A U.S. Navy Littoral Combat Ship departed Singapore after a 14-month deployment to Southeast Asia.

US Navy’s Only Overseas Littoral Combat Ship Departs Southeast Asia
Credit: US Navy

The U.S. Navy’s only overseas Littoral Combat Ship (LCS) is heading home after a 14-month rotational deployment to Southeast Asia. The Independence-class LCS USS Coronado departed Singapore on November 4, the U.S. Navy announced in a recent statement. The ship is now en route to its homeport of San Diego.

The USS Coronado was the first Independence-class LCS deployed to Southeast Asia and follows the rotational deployment of the LCS Freedom-class variants USS Freedom and USS Fort Worth. The LCS class consists of two separate variants, the trimaran-hull Independence-class and the single-hull Freedom-class.

“The rotational deployment of USS Coronado demonstrated the relevance of LCS as a platform tailor made for the dynamic and congested sea lanes, straits, and archipelagos of South and Southeast Asia, providing flexible options and tactical advantages,” said Rear Admiral Don Gabrielson, the commanding officer of the Singapore-based Task Force 73.

“The Navy remains committed to the rotational deployment of LCS to the Indo-Asia-Pacific and views the LCS as a pillar of future U.S. maritime presence in Southeast Asia,” he added.

According to the service, the USS Coronado achieved many operational milestones for the LCS program, including coordinating counterpiracy operations with the Philippine Navy in the Sulu Sea and inaugural port visits to Cam Ranh, Vietnam and Lamut, Malaysia.

The USS Coronado was the first LCS to be fitted with an advanced anti-ship missile system, the so-called Advanced Harpoon Weapon Control System (AHWCS) capable of firing RGM-84D Harpoon Block 1C missiles.

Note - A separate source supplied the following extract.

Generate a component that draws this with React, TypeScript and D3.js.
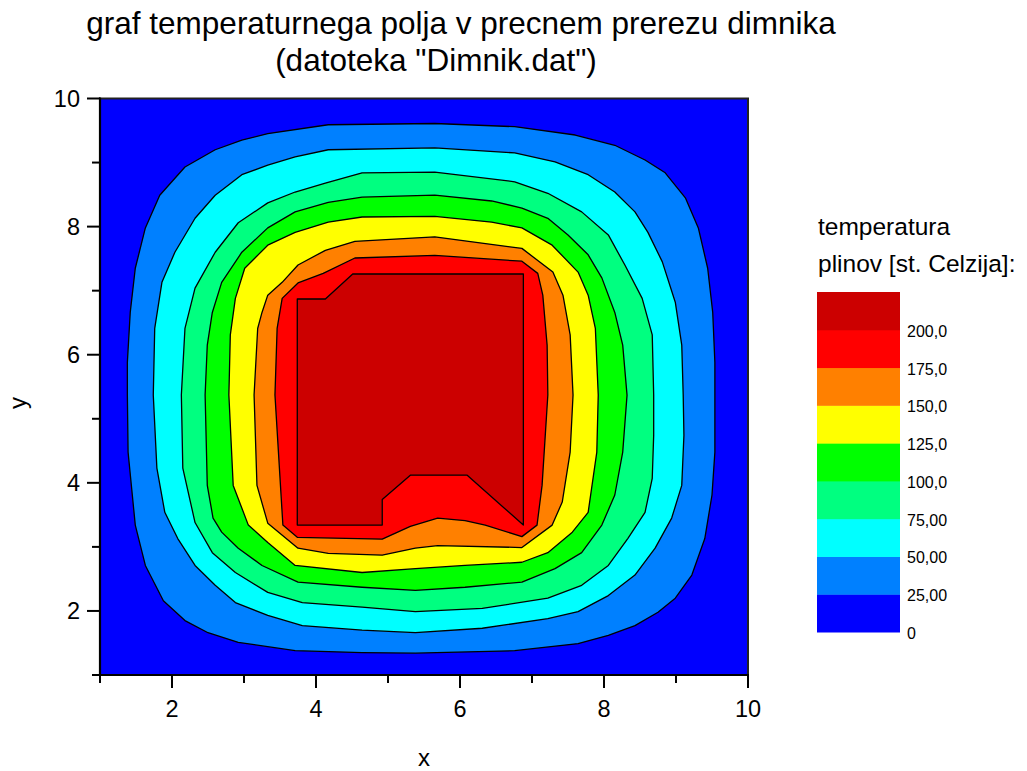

In August, the USS Coronado successfully conducted a live-fire exercise of the GM-84D Harpoon Block 1C missile system near the coast of Guam on August 22, alongside the Republic of Singapore Navy. During RIMPAC 2016, the LCS also test-fired  a Harpoon missile, with mixed results (See: “RIMPAC 2016: US Navy Test-Fires Anti-Ship Missile From Littoral Combat Ship”).

“The ship also contributed to regional maritime security through routine presence operations in the South China Sea, Philippine Sea, Andaman Sea, and the Straits of Malacca and Singapore,” the Navy states.

The USS Coronado arrived at Changi Naval Base in Singapore in October 2016. “En route to Singapore, the Coronado suffered an engineering casualty in the Western Pacific in August 2016,” I explained in August. As my colleague Steve Stashwick reported earlier this year, once in Singapore the trouble for the Coronado’s crew was far from over:

Major changes to the LCS crew concept and training pipeline to address some of the earlier high-profile problems meant that the follow-on crew was severely delayed, and crew that took the ship from the United States to Singapore ended up having to spend nine months on board instead of four or five.

In June, the U.S. Navy announced plans to simultaneously deploy two LCS to Singapore in 2018.